The accelerations are so persistent that they could be pointing to some relevant physics that's been overlooked in trying to explain the motions of bodies in the universe.

"In order of decreasing probability the possible causes are some systematic effect associated with the spacecraft; some subtle effect associated with our tracking systems, which would be important to know for space navigation; or some manifestation of 'new physics,' " Nieto said. "By looking at the third possibility we can examine how well 'normal' physics works, which in itself gives you further insight into the universe.

The researchers analyzed signals sent from Earth that were actively reflected by a transponder on the spacecraft. The resulting Doppler shift in the signal was used to calculate the motions. NASA's Deep Space Network sent and received the signals.

Newton's laws of gravity alone - with the sun providing the dominant gravitational force - are good enough for NASA to send spacecraft on planetary rendezvous with near-pinpoint precision. But the anomalous motions of these spacecraft are so small that the researchers had to consider numerous possible causes: perturbations from the gravitational attraction of planets and smaller bodies in the solar system; radiation pressure, the tiny transfer of momentum when photons impact the spacecraft; general relativity; interactions between the solar wind and the spacecraft; possible corruption to the radio Doppler data; wobbles and other changes in Earth's rotation; outgassing or thermal radiation from the spacecraft; and several others.

The researchers have so far not found that any of these effects can account for the size and direction of the anomalous acceleration.

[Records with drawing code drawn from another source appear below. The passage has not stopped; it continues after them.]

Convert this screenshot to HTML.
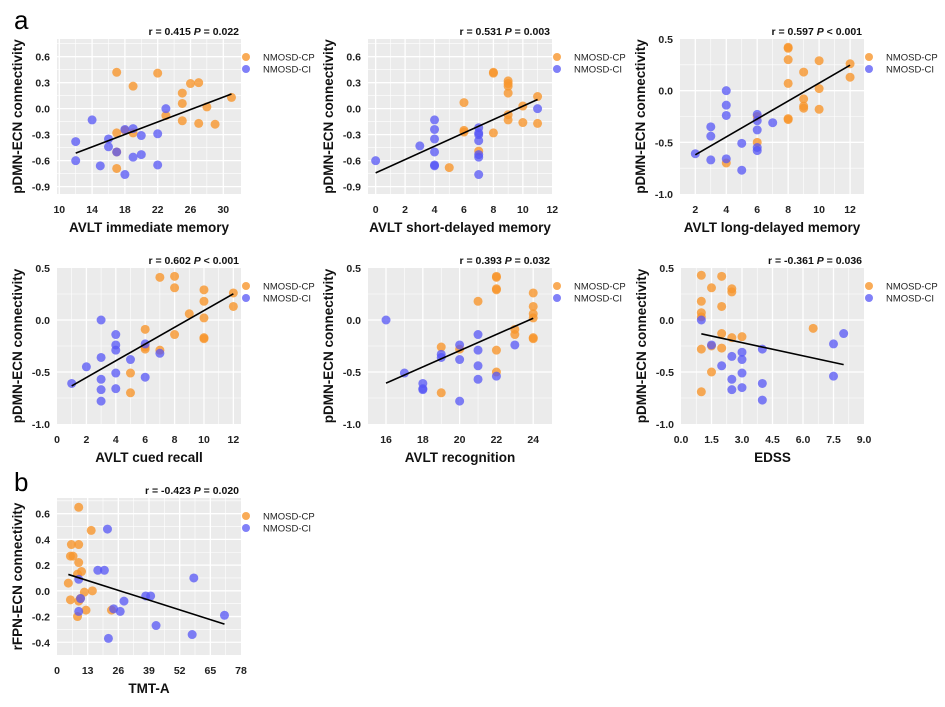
<!DOCTYPE html>
<html><head><meta charset="utf-8">
<style>
html,body{margin:0;padding:0;background:#fff;}
svg{display:block;font-family:"Liberation Sans",Arial,sans-serif;}
</style></head>
<body>
<svg id="fig" width="945" height="707" viewBox="0 0 945 707">
<text x="14" y="29" font-size="26">a</text>
<text x="14" y="491" font-size="26">b</text>
</svg>
<script>
// ---- Panel 1: AVLT immediate memory ----
const p1CpX=[17,22,19,26,27,25,25,31,28,23,25,27,29,17,18,19,17,17];
const p1CpY=[0.42,0.41,0.26,0.29,0.30,0.18,0.06,0.13,0.02,-0.08,-0.14,-0.17,-0.18,-0.28,-0.25,-0.28,-0.50,-0.69];
const p1CiX=[23,14,18,19,20,22,12,16,16,17,19,20,12,15,22,18];
const p1CiY=[0.0,-0.13,-0.24,-0.23,-0.31,-0.29,-0.38,-0.35,-0.44,-0.50,-0.56,-0.53,-0.60,-0.66,-0.65,-0.76];
const p1XTicks=[10,14,18,22,26,30];
const p1YTicks=[-0.9,-0.6,-0.3,0.0,0.3,0.6];
// ---- Panel 2: AVLT short-delayed memory ----
const p2CpX=[8,8,9,9,9,9,6,11,10,9,9,10,11,6,6,8,7,5];
const p2CpY=[0.42,0.41,0.32,0.29,0.26,0.18,0.07,0.14,0.03,-0.07,-0.13,-0.16,-0.17,-0.25,-0.27,-0.28,-0.49,-0.68];
const p2CiX=[11,4,4,4,3,4,4,4,0,7,7,7,7,7,7,7];
const p2CiY=[0.0,-0.13,-0.24,-0.35,-0.43,-0.50,-0.65,-0.66,-0.60,-0.22,-0.28,-0.30,-0.37,-0.53,-0.56,-0.76];
const p2XTicks=[0,2,4,6,8,10,12];
const p2YTicks=[-0.9,-0.6,-0.3,0.0,0.3,0.6];
// ---- Panel 3: AVLT long-delayed memory ----
const p3CpX=[8,8,8,10,12,9,12,8,10,9,9,9,10,8,8,6,6,4];
const p3CpY=[0.42,0.41,0.30,0.29,0.26,0.18,0.13,0.07,0.02,-0.08,-0.15,-0.17,-0.18,-0.27,-0.28,-0.25,-0.50,-0.70];
const p3CiX=[4,4,4,6,6,6,7,3,3,5,6,6,4,2,3,5];
const p3CiY=[0.0,-0.14,-0.24,-0.23,-0.29,-0.38,-0.31,-0.35,-0.44,-0.51,-0.55,-0.58,-0.66,-0.61,-0.67,-0.77];
const p3XTicks=[2,4,6,8,10,12];
const p3YTicks=[-1.0,-0.5,0.0,0.5];
// ---- Panel 4: AVLT cued recall ----
const p4CpX=[7,8,8,10,12,10,12,9,10,6,8,10,10,6,6,7,5,5];
const p4CpY=[0.41,0.42,0.31,0.29,0.26,0.18,0.13,0.06,0.02,-0.09,-0.14,-0.17,-0.18,-0.26,-0.28,-0.29,-0.51,-0.70];
const p4CiX=[3,4,4,4,6,7,3,5,2,4,3,6,3,4,3,1];
const p4CiY=[0.0,-0.14,-0.24,-0.29,-0.23,-0.32,-0.36,-0.38,-0.45,-0.51,-0.57,-0.55,-0.67,-0.66,-0.78,-0.61];
const p4XTicks=[0,2,4,6,8,10,12];
const p4YTicks=[-1.0,-0.5,0.0,0.5];
// ---- Panel 5: AVLT recognition ----
const p5CpX=[22,22,22,22,21,24,24,24,24,23,23,24,24,19,20,22,22,19];
const p5CpY=[0.42,0.41,0.30,0.29,0.18,0.26,0.13,0.06,0.02,-0.09,-0.14,-0.17,-0.18,-0.26,-0.28,-0.29,-0.50,-0.70];
const p5CiX=[16,21,20,21,23,19,19,20,21,17,21,22,18,18,18,20];
const p5CiY=[0.0,-0.14,-0.24,-0.29,-0.24,-0.33,-0.36,-0.38,-0.44,-0.51,-0.57,-0.54,-0.61,-0.66,-0.67,-0.78];
const p5XTicks=[16,18,20,22,24];
const p5YTicks=[-1.0,-0.5,0.0,0.5];
// ---- Panel 6: EDSS ----
const p6CpX=[1,2,1.5,2.5,2.5,1,2,1,1,2,2.5,3,1.5,1,2,1.5,1,6.5];
const p6CpY=[0.43,0.42,0.31,0.30,0.27,0.18,0.13,0.07,0.03,-0.13,-0.17,-0.16,-0.25,-0.28,-0.27,-0.50,-0.69,-0.08];
const p6CiX=[1,1.5,2.5,3,3,4,2,2.5,3,2.5,3,4,4,7.5,8,7.5];
const p6CiY=[0.0,-0.24,-0.35,-0.31,-0.38,-0.28,-0.44,-0.57,-0.51,-0.67,-0.65,-0.61,-0.77,-0.23,-0.13,-0.54];
const p6XTicks=[0,1.5,3,4.5,6,7.5,9];
const p6YTicks=[-1.0,-0.5,0.0,0.5];
// ---- Panel b: TMT-A ----
const pbCpX=[9.2,14.5,6.1,9.2,5.7,6.8,9.2,8.7,10.4,4.8,11.6,15,9.9,5.7,9.2,12.3,23.1,8.7];
const pbCpY=[0.65,0.47,0.36,0.36,0.27,0.27,0.22,0.13,0.15,0.06,-0.01,0.0,-0.06,-0.07,-0.08,-0.15,-0.15,-0.20];
const pbCiX=[21.4,17.3,20.1,9.2,58,10,28.4,37.6,39.7,24,26.8,9.2,42,21.8,57.3,71];
const pbCiY=[0.48,0.16,0.16,0.09,0.10,-0.06,-0.08,-0.04,-0.04,-0.14,-0.16,-0.16,-0.27,-0.37,-0.34,-0.19];
const pbXTicks=[0,13,26,39,52,65,78];
const pbYTicks=[-0.4,-0.2,0.0,0.2,0.4,0.6];

const NS='http://www.w3.org/2000/svg';
const svg=document.getElementById('fig');
function mk(tag,attrs,parent){const e=document.createElementNS(NS,tag);for(const k in attrs)e.setAttribute(k,attrs[k]);(parent||svg).appendChild(e);return e;}

const panels=[
 {id:'p1',box:[57,39,184,155],xr:[9.72,32.16],yr:[-0.985,0.804],xt:p1XTicks,yt:p1YTicks,xd:0,yd:1,cpx:p1CpX,cpy:p1CpY,cix:p1CiX,ciy:p1CiY,xl:'AVLT immediate memory',yl:'pDMN-ECN connectivity',r:'r = 0.415 ',p:' = 0.022'},
 {id:'p2',box:[368,39,184,155],xr:[-0.52,11.98],yr:[-0.985,0.804],xt:p2XTicks,yt:p2YTicks,xd:0,yd:1,cpx:p2CpX,cpy:p2CpY,cix:p2CiX,ciy:p2CiY,xl:'AVLT  short-delayed memory',yl:'pDMN-ECN connectivity',r:'r = 0.531 ',p:' = 0.003'},
 {id:'p3',box:[680,39,184,155],xr:[1.01,12.9],yr:[-1.0,0.5],xt:p3XTicks,yt:p3YTicks,xd:0,yd:1,cpx:p3CpX,cpy:p3CpY,cix:p3CiX,ciy:p3CiY,xl:'AVLT  long-delayed memory',yl:'pDMN-ECN connectivity',r:'r = 0.597 ',p:' < 0.001'},
 {id:'p4',box:[57,268,184,156],xr:[0,12.52],yr:[-1.0,0.5],xt:p4XTicks,yt:p4YTicks,xd:0,yd:1,cpx:p4CpX,cpy:p4CpY,cix:p4CiX,ciy:p4CiY,xl:'AVLT  cued recall',yl:'pDMN-ECN connectivity',r:'r = 0.602 ',p:' < 0.001'},
 {id:'p5',box:[368,268,184,156],xr:[15.02,25.02],yr:[-1.0,0.5],xt:p5XTicks,yt:p5YTicks,xd:0,yd:1,cpx:p5CpX,cpy:p5CpY,cix:p5CiX,ciy:p5CiY,xl:'AVLT  recognition',yl:'pDMN-ECN connectivity',r:'r = 0.393 ',p:' = 0.032'},
 {id:'p6',box:[681,268,183,156],xr:[0,9],yr:[-1.0,0.5],xt:p6XTicks,yt:p6YTicks,xd:1,yd:1,cpx:p6CpX,cpy:p6CpY,cix:p6CiX,ciy:p6CiY,xl:'EDSS',yl:'pDMN-ECN connectivity',r:'r = -0.361 ',p:' = 0.036'},
 {id:'pb',box:[57,498,184,157],xr:[0,78],yr:[-0.499,0.722],xt:pbXTicks,yt:pbYTicks,xd:0,yd:1,cpx:pbCpX,cpy:pbCpY,cix:pbCiX,ciy:pbCiY,xl:'TMT-A',yl:'rFPN-ECN connectivity',r:'r = -0.423 ',p:' = 0.020'}
];

panels.forEach(P=>{
 const [bx,by,bw,bh]=P.box;
 const g=mk('g',{});
 
 
 const sx=v=>bx+(v-P.xr[0])/(P.xr[1]-P.xr[0])*bw;
 const sy=v=>by+bh-(v-P.yr[0])/(P.yr[1]-P.yr[0])*bh;
 const bg=mk('rect',{x:bx,y:by,width:bw,height:bh,fill:'#ebebeb'},g);
 
 
 // minor gridlines
 const dx=P.xt[1]-P.xt[0], dy=P.yt[1]-P.yt[0];
 for(let i=0;i<P.xt.length-1;i++){const X=sx(P.xt[i]+dx/2);if(X>bx&&X<bx+bw){mk('line',{x1:X,x2:X,y1:by,y2:by+bh,stroke:'#fff','stroke-width':0.6},g);}}
 for(let i=-1;i<P.yt.length;i++){const v=(i<0?P.yt[0]-dy/2:P.yt[i]+dy/2);const Y=sy(v);if(Y>by&&Y<by+bh){mk('line',{x1:bx,x2:bx+bw,y1:Y,y2:Y,stroke:'#fff','stroke-width':0.6},g);}}
 // major gridlines + tick labels
 P.xt.forEach(v=>{const X=sx(v);
  if(X>bx+0.5&&X<bx+bw-0.5)mk('line',{x1:X,x2:X,y1:by,y2:by+bh,stroke:'#fff','stroke-width':1.3},g);
  const t=mk('text',{x:X,y:by+bh+19,'font-size':10.5,'font-weight':'bold','text-anchor':'middle',fill:'#222'},g);
  t.textContent=v.toFixed(P.xd);
  
  
 });
 P.yt.forEach(v=>{const Y=sy(v);
  if(Y>by+0.5&&Y<by+bh-0.5)mk('line',{x1:bx,x2:bx+bw,y1:Y,y2:Y,stroke:'#fff','stroke-width':1.3},g);
  const t=mk('text',{x:bx-7,y:Y+4,'font-size':10.5,'font-weight':'bold','text-anchor':'end',fill:'#222'},g);
  t.textContent=v.toFixed(P.yd);
  
  
 });
 // points
 const drawPts=(xs,ys,col,name)=>{xs.forEach((x,i)=>{
  const c=mk('circle',{cx:sx(x),cy:sy(ys[i]),r:4.5,fill:col},g);
  
  
 });};
 drawPts(P.cpx,P.cpy,'rgba(247,150,45,0.8)','point-nmosd-cp');
 drawPts(P.cix,P.ciy,'rgba(85,85,245,0.75)','point-nmosd-ci');
 // regression line (least squares on all points)
 const X=P.cpx.concat(P.cix), Y=P.cpy.concat(P.ciy);
 const n=X.length, mx=X.reduce((a,b)=>a+b,0)/n, my=Y.reduce((a,b)=>a+b,0)/n;
 let sxy=0,sxx=0;for(let i=0;i<n;i++){sxy+=(X[i]-mx)*(Y[i]-my);sxx+=(X[i]-mx)*(X[i]-mx);}
 const b=sxy/sxx,a=my-b*mx, x0=Math.min(...X), x1=Math.max(...X);
 const ln=mk('line',{x1:sx(x0),y1:sy(a+b*x0),x2:sx(x1),y2:sy(a+b*x1),stroke:'#000','stroke-width':1.6},g);
 
 
 // stats title
 const tt=mk('text',{x:bx+bw-2,y:by-4,'font-size':10.5,'font-weight':'bold','text-anchor':'end',fill:'#111'},g);
 
 
 const s1=mk('tspan',{},tt);s1.textContent=P.r;
 const s2=mk('tspan',{'font-style':'italic'},tt);s2.textContent='P';
 const s3=mk('tspan',{},tt);s3.textContent=P.p;
 // axis titles
 const xt=mk('text',{x:bx+bw/2,y:by+bh+38,'font-size':13.5,'font-weight':'bold','text-anchor':'middle',fill:'#111'},g);
 xt.textContent=P.xl;
 
 
 const yx=bx-35, yy=by+bh/2;
 const yt=mk('text',{x:yx,y:yy,'font-size':13.5,'font-weight':'bold','text-anchor':'middle',fill:'#111',transform:'rotate(-90 '+yx+' '+yy+')'},g);
 yt.textContent=P.yl;
 
 
 // legend
 [['NMOSD-CP','rgba(247,150,45,0.8)'],['NMOSD-CI','rgba(85,85,245,0.75)']].forEach((L,i)=>{
  const ly=by+18+i*12;
  const lg=mk('g',{},g);
  
  
  mk('circle',{cx:bx+bw+5,cy:ly,r:4,fill:L[1]},lg);
  const lt=mk('text',{x:bx+bw+22,y:ly+3.5,'font-size':9.5,fill:'#222'},lg);
  lt.textContent=L[0];
 });
});
</script>
</body></html>
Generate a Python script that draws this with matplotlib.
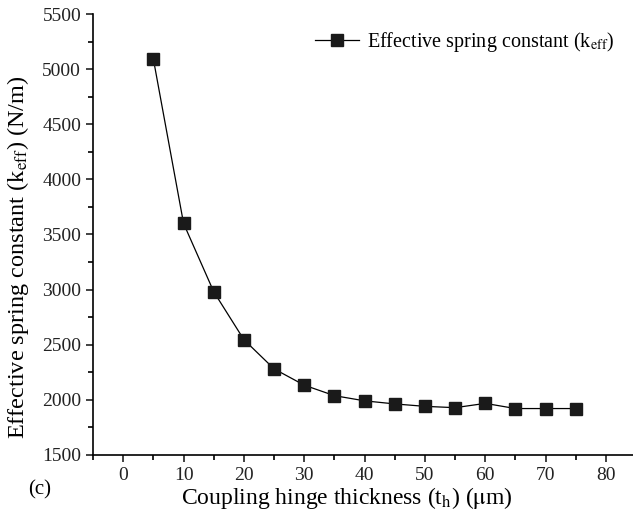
import matplotlib
matplotlib.use("Agg")
import matplotlib.pyplot as plt
from matplotlib.ticker import MultipleLocator

# hinge thickness (um) vs effective spring constant (N/m)
thickness = [5, 10, 15, 20, 25, 30, 35, 40, 45, 50, 55, 60, 65, 70, 75]
k_eff = [5090, 3600, 2980, 2545, 2280, 2132, 2037, 1990, 1962, 1940,
         1928, 1967, 1920, 1920, 1920]

plt.rcParams['font.family'] = ['Liberation Serif', 'DejaVu Serif']
plt.rcParams['mathtext.fontset'] = 'stix'

fig = plt.figure(figsize=(6.33, 5.21), dpi=100)
ax = fig.add_axes([0.147, 0.127, 0.858, 0.846])

ax.plot(thickness, k_eff, color='k', linewidth=0.9, marker='s',
        markersize=8, markerfacecolor='#1a1a1a', markeredgecolor='#1a1a1a',
        label=r'Effective spring constant (k$_{\mathrm{eff}}$)')

ax.set_xlim(-5, 85)
ax.set_ylim(1500, 5500)
ax.xaxis.set_major_locator(MultipleLocator(10))
ax.xaxis.set_minor_locator(MultipleLocator(5))
ax.yaxis.set_major_locator(MultipleLocator(500))
ax.yaxis.set_minor_locator(MultipleLocator(250))

for side in ['top', 'right']:
    ax.spines[side].set_visible(False)
for side in ['left', 'bottom']:
    ax.spines[side].set_linewidth(1.2)

ax.tick_params(which='major', direction='out', length=5, width=1.2,
               labelsize=14, colors='#222222')
ax.tick_params(which='minor', direction='out', length=3.5, width=1.2)

ax.set_xlabel(r'Coupling hinge thickness (t$_{\mathrm{h}}$) ($\mathrm{\mu}$m)',
              fontsize=17)
ax.set_ylabel(r'Effective spring constant (k$_{\mathrm{eff}}$) (N/m)',
              fontsize=17.5)
ax.xaxis.set_label_coords(0.467, -0.068)
ax.yaxis.set_label_coords(-0.114, 0.449)

ax.legend(loc='upper right', bbox_to_anchor=(0.994, 1.005), frameon=False,
          fontsize=14.5, handlelength=2.2, handletextpad=0.4)

fig.text(0.045, 0.05, '(c)', fontsize=15)

fig.savefig('out.png', dpi=100)
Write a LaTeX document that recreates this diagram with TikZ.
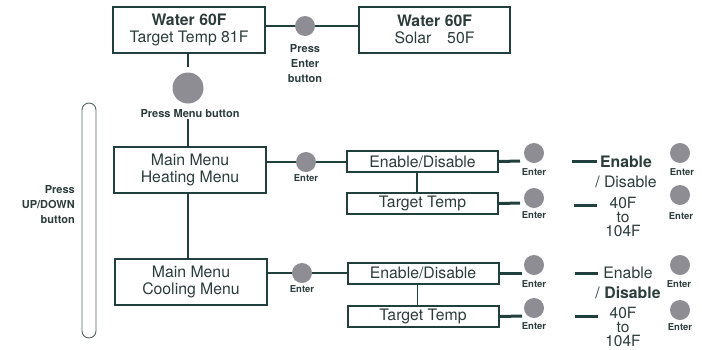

After exhausting the list of possible "normal" explanations, the researchers looked at possible modifications to the attractive force of gravity or the possible influence or non-ordinary matter, or "dark" matter. The dark matter explanation didn't hold up because so much matter would have been required to create the measured spacecraft acceleration it would have affected motions of other bodies in the solar system.

Looking at other mathematical representations for gravitational interactions also "come up against a hard experimental wall," the researchers wrote: namely that the gravitational effect would also be seen in planetary motions, especially for Earth and Mars "If the anomalous radial acceleration acting on spinning spacecraft is gravitational in origin, it is not universal," the researchers concluded. It would have to affect bodies massing a thousand kilograms or so more than bodies the size of planets.

Nieto has long been interested in the possibility that gravity works differently on antimatter than on the familiar matter that makes up our everyday world. This led him to consider how well we understand gravity's influence on normal matter and whether studies of the motions of comets or spacecraft could be used to identify any deviations from the expected influence of gravity.

Meanwhile, John Anderson and his JPL colleagues had for years puzzled over "residual errors" between the calculated and measured positions of the Pioneer spacecraft. Anderson first saw the effect in 1980, but until he had accumulated data over the next 15 years, he could easily dismiss it as systematic errors. "Like a lot of problems in astronomy, many years of observation are needed," Anderson said.

"Clearly, more analysis, observation, and theoretical work are called for," the researchers concluded.